The Role of Carbon Offsetting
Even with aggressive mitigation efforts, some emissions associated with digital products are hard to eliminate. In these cases, carbon offsetting plays a very important role in moving the industry to Net Zero goals.
The Shift Toward Durable Carbon Removal
Climate guidance such as the Oxford Principles for Net Zero Aligned Carbon Offsetting and SBTi encourages companies to transition from traditional avoidance offsets toward durable carbon removal solutions.
Examples include:
biochar carbon removal
direct air capture with geological storage
mineralization and enhanced rock weathering
These approaches store carbon for centuries or longer and are increasingly considered necessary for long-term net-zero strategies.
Because of their durability and limited supply, high-quality removal credits often command significantly higher prices than traditional offsets.
Carbonmark: Solutions for Scalable Climate Action
As digital companies move from climate commitments to implementation, the challenge is turning strategy into execution. At Carbonmark, we support this transition by providing the infrastructure needed to source, manage, and operationalize carbon credits at scale.
We work with companies to design customized carbon portfolios aligned with their decarbonization pathways and climate goals, including a growing share of durable carbon removal. Each project undergoes additional due diligence to ensure high integrity and that the claimed impact is real, measurable, and verifiable.
Through our marketplace, companies gain direct access to carbon credits with transparent pricing, clear methodologies, and detailed project documentation — enabling faster, more informed, and fully auditable procurement decisions. Visit our Buyers’ page for a step-by-step guide on how to source and retire carbon credits through the Carbonmark marketplace.
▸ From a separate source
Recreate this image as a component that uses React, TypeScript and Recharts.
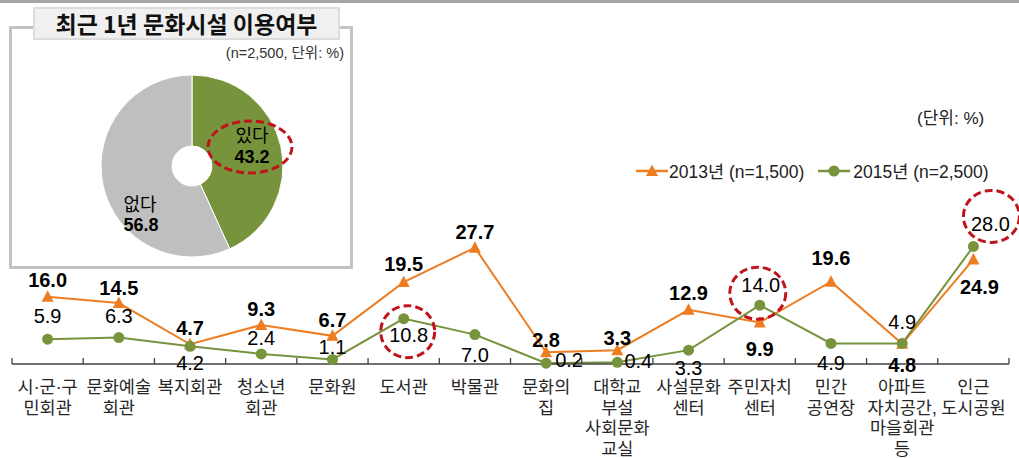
import React from 'react';
import { LineChart, Line, XAxis, YAxis, Legend, LabelList, PieChart, Pie, Cell } from 'recharts';

// line chart data
const categories = [
  '시·군·구\n민회관',
  '문화예술\n회관',
  '복지회관',
  '청소년\n회관',
  '문화원',
  '도서관',
  '박물관',
  '문화의\n집',
  '대학교\n부설\n사회문화\n교실',
  '사설문화\n센터',
  '주민자치\n센터',
  '민간\n공연장',
  '아파트\n자치공간,\n마을회관\n등',
  '인근\n도시공원',
];
const values2013 = [16.0, 14.5, 4.7, 9.3, 6.7, 19.5, 27.7, 2.8, 3.3, 12.9, 9.9, 19.6, 4.8, 24.9];
const values2015 = [5.9, 6.3, 4.2, 2.4, 1.1, 10.8, 7.0, 0.2, 0.4, 3.3, 14.0, 4.9, 4.9, 28.0];
const seriesNames = ['2013년 (n=1,500)', '2015년 (n=2,500)'];

// inset pie data
const pieNames = ['있다', '없다'];
const pieValues = [43.2, 56.8];

const insetTitle = '최근 1년 문화시설 이용여부';
const insetNote = '(n=2,500, 단위: %)';
const unitNote = '(단위: %)';

const ORANGE = '#EE7D22';
const GREEN = '#77933C';
const GRAY = '#BFBFBF';
const RED = '#C0141C';
const FONT = "'Liberation Sans', Arial, 'Noto Sans CJK KR', sans-serif";

// label placement (dx, dy from the point), style only
const orangeLabelOffset = [
  [0, -17], [0, -15], [0, -16], [0, -16], [0, -16], [0, -18], [0, -16],
  [0, -12], [0, -12], [0, -17], [0, 27], [0, -24], [0, 21], [6, 28],
];
const greenLabelOffset = [
  [0, -23], [0, -22], [0, 17], [0, -16], [0, -12], [5, 16], [0, 20],
  [23, -3], [21, -1], [0, 18], [1, -20], [0, 20], [0, -21], [17, -22],
];
// dashed ellipses around some 2015 labels: [dx, dy, rx, ry] from the point
const greenHighlight: Record<number, number[]> = {
  5: [4, 13, 27, 26],
  10: [-2, -12, 28, 26],
  13: [18, -30, 28, 26],
};

const CHART_W = 1019;
const CHART_H = 458;
const MARGIN = { top: 238, right: 10, bottom: 0, left: 12 };
const STEP = (CHART_W - MARGIN.left - MARGIN.right) / categories.length;

const rows = categories.map((name, i) => ({
  x: i + 0.5,
  name,
  y2013: values2013[i],
  y2015: values2015[i],
}));
const centerTicks = categories.map((_, i) => i + 0.5);

const pieData = pieNames.map((name, i) => ({ name, value: pieValues[i] }));
const PIE_CX = 183;
const PIE_CY = 140;

function Triangle(props: any) {
  const { cx, cy } = props;
  if (cx == null || cy == null) return null;
  return <path d={`M${cx},${cy - 6.5} L${cx + 6},${cy + 5} L${cx - 6},${cy + 5} Z`} fill={ORANGE} />;
}

function Dot(props: any) {
  const { cx, cy } = props;
  if (cx == null || cy == null) return null;
  return <circle cx={cx} cy={cy} r={5.5} fill={GREEN} />;
}

function CategoryTick(props: any) {
  const { x, y, payload } = props;
  const idx = Math.floor(payload.value);
  const lines = categories[idx].split('\n');
  return (
    <g>
      <line x1={x - STEP / 2} x2={x - STEP / 2} y1={y} y2={y - 6} stroke="#404040" strokeWidth={1.3} />
      {idx === categories.length - 1 && (
        <line x1={x + STEP / 2} x2={x + STEP / 2} y1={y} y2={y - 6} stroke="#404040" strokeWidth={1.3} />
      )}
      <text textAnchor="middle" fontSize={17.5} fill="#262626" fontFamily={FONT}>
        {lines.map((l, i) => (
          <tspan key={i} x={x} y={y + 29 + i * 20.5}>{l}</tspan>
        ))}
      </text>
    </g>
  );
}

function orangeLabel(props: any) {
  const { x, y, value, index } = props;
  const [dx, dy] = orangeLabelOffset[index];
  return (
    <text x={x + dx} y={y + dy} textAnchor="middle" dominantBaseline="central"
      fontSize={20} fontWeight="bold" fill="#000" fontFamily={FONT}>
      {Number(value).toFixed(1)}
    </text>
  );
}

function greenLabel(props: any) {
  const { x, y, value, index } = props;
  const [dx, dy] = greenLabelOffset[index];
  const hl = greenHighlight[index];
  return (
    <g>
      <text x={x + dx} y={y + dy} textAnchor="middle" dominantBaseline="central"
        fontSize={20} fill="#000" fontFamily={FONT}>
        {Number(value).toFixed(1)}
      </text>
      {hl && (
        <ellipse cx={x + hl[0]} cy={y + hl[1]} rx={hl[2]} ry={hl[3]} fill="none"
          stroke={RED} strokeWidth={3} strokeDasharray="8 4" />
      )}
    </g>
  );
}

function pieLabel(props: any) {
  const { index, name, value } = props;
  const pos = index === 0 ? [60, -30, 60, -9] : [-52, 39, -51, 59];
  return (
    <g>
      <text x={PIE_CX + pos[0]} y={PIE_CY + pos[1]} textAnchor="middle" dominantBaseline="central"
        fontSize={18} fill="#000" fontFamily={FONT}>{name}</text>
      <text x={PIE_CX + pos[2]} y={PIE_CY + pos[3]} textAnchor="middle" dominantBaseline="central"
        fontSize={18} fontWeight="bold" fill="#000" fontFamily={FONT}>{Number(value).toFixed(1)}</text>
      {index === 0 && (
        <ellipse cx={PIE_CX + 58} cy={PIE_CY - 19} rx={42} ry={26} fill="none"
          stroke={RED} strokeWidth={3} strokeDasharray="8 4" />
      )}
    </g>
  );
}

function LegendContent() {
  return (
    <div style={{ display: 'flex', alignItems: 'center', fontFamily: FONT, fontSize: 17.5, color: '#222', whiteSpace: 'nowrap' }}>
      <svg width={32} height={16}>
        <line x1={0} x2={32} y1={8} y2={8} stroke={ORANGE} strokeWidth={2.5} />
        <Triangle cx={16} cy={8} />
      </svg>
      <span style={{ marginLeft: 1 }}>{seriesNames[0]}</span>
      <svg width={32} height={16} style={{ marginLeft: 14 }}>
        <line x1={0} x2={32} y1={8} y2={8} stroke={GREEN} strokeWidth={2.5} />
        <Dot cx={16} cy={8} />
      </svg>
      <span style={{ marginLeft: 3 }}>{seriesNames[1]}</span>
    </div>
  );
}

export default function App() {
  return (
    <div style={{ position: 'fixed', left: 0, top: 0, width: CHART_W, height: CHART_H, background: '#fff', overflow: 'hidden', fontFamily: FONT }}>
      <div style={{ position: 'absolute', left: 0, top: 0, width: CHART_W, height: 3, background: '#a6a6a6' }} />

      <LineChart width={CHART_W} height={CHART_H} data={rows} margin={MARGIN}>
        <XAxis xAxisId="a" dataKey="x" type="number" domain={[0, categories.length]} ticks={centerTicks}
          interval={0} tickLine={false} tickSize={0} tickMargin={0} height={94}
          axisLine={{ stroke: '#404040', strokeWidth: 1.5 }} tick={<CategoryTick />} />
        <YAxis domain={[0, 30]} hide />
        <Legend verticalAlign="middle" align="center" layout="horizontal"
          wrapperStyle={{ top: 158, left: 636, width: 380, height: 20 }} content={<LegendContent />} />
        <Line xAxisId="a" dataKey="y2013" name={seriesNames[0]} stroke={ORANGE} strokeWidth={2}
          dot={<Triangle />} activeDot={false} isAnimationActive={false}>
          <LabelList dataKey="y2013" content={orangeLabel} />
        </Line>
        <Line xAxisId="a" dataKey="y2015" name={seriesNames[1]} stroke={GREEN} strokeWidth={2}
          dot={<Dot />} activeDot={false} isAnimationActive={false}>
          <LabelList dataKey="y2015" content={greenLabel} />
        </Line>
      </LineChart>

      <div style={{ position: 'absolute', left: 917, top: 104, fontSize: 17, color: '#222' }}>{unitNote}</div>

      <div style={{ position: 'absolute', left: 9, top: 26, width: 344, height: 243, border: '3px solid #c3c3c3', boxSizing: 'border-box', background: '#fff' }} />
      <div style={{ position: 'absolute', left: 9, top: 26, width: 344, height: 243 }}>
        <PieChart width={344} height={243} margin={{ top: 0, right: 0, bottom: 0, left: 0 }}>
          <Pie data={pieData} dataKey="value" nameKey="name" cx={PIE_CX} cy={PIE_CY}
            innerRadius={20} outerRadius={91} startAngle={90} endAngle={-270}
            stroke="#fff" strokeWidth={1} label={pieLabel} labelLine={false} isAnimationActive={false}>
            <Cell fill={GREEN} />
            <Cell fill={GRAY} />
          </Pie>
        </PieChart>
      </div>
      <div style={{ position: 'absolute', left: 33, top: 7, width: 307, height: 33, boxSizing: 'border-box', background: '#f0f0f0', border: '2px solid #dcdcdc', fontSize: 23, fontWeight: 'bold', color: '#111', textAlign: 'center', lineHeight: '28px', fontFamily: "'Noto Sans CJK KR', sans-serif", whiteSpace: 'nowrap' }}>
        {insetTitle}
      </div>
      <div style={{ position: 'absolute', right: CHART_W - 344, top: 41, fontSize: 14.5, color: '#333', whiteSpace: 'nowrap' }}>{insetNote}</div>
    </div>
  );
}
Beyond sourcing credits for corporate offsetting, Carbonmark enables companies developing digital products to embed climate action seamlessly into the user experience. This not only engages climate-conscious users but can also unlock an additional revenue stream.
Through our API, users can support carbon projects starting from as little as 1 kg of CO₂, making participation in carbon markets more accessible while channeling finance to high-impact climate solutions.
Here's how Ascend Bit Corp is driving change through Carbonmark’s API integration, empowering millions of users to participate in climate action.

With Carbonmark, climate action becomes measurable, traceable, and easy to communicate, turning sustainability into a tangible and scalable part of your business.
Building a Climate-Aligned Digital Economy
The digital economy will continue expanding, and with it the infrastructure that powers our online lives.
Reducing the climate impact of digital products will require a combination of:
clean electricity for data centers
energy-efficient software and hardware
circular electronics supply chains
responsible carbon offsetting for residual emissions
At the same time, digital technologies themselves can help accelerate climate solutions across other sectors, from smart energy systems to AI-enabled climate modeling.
The challenge ahead is ensuring that the digital transformation is not only innovative and scalable but also aligned with global climate goals.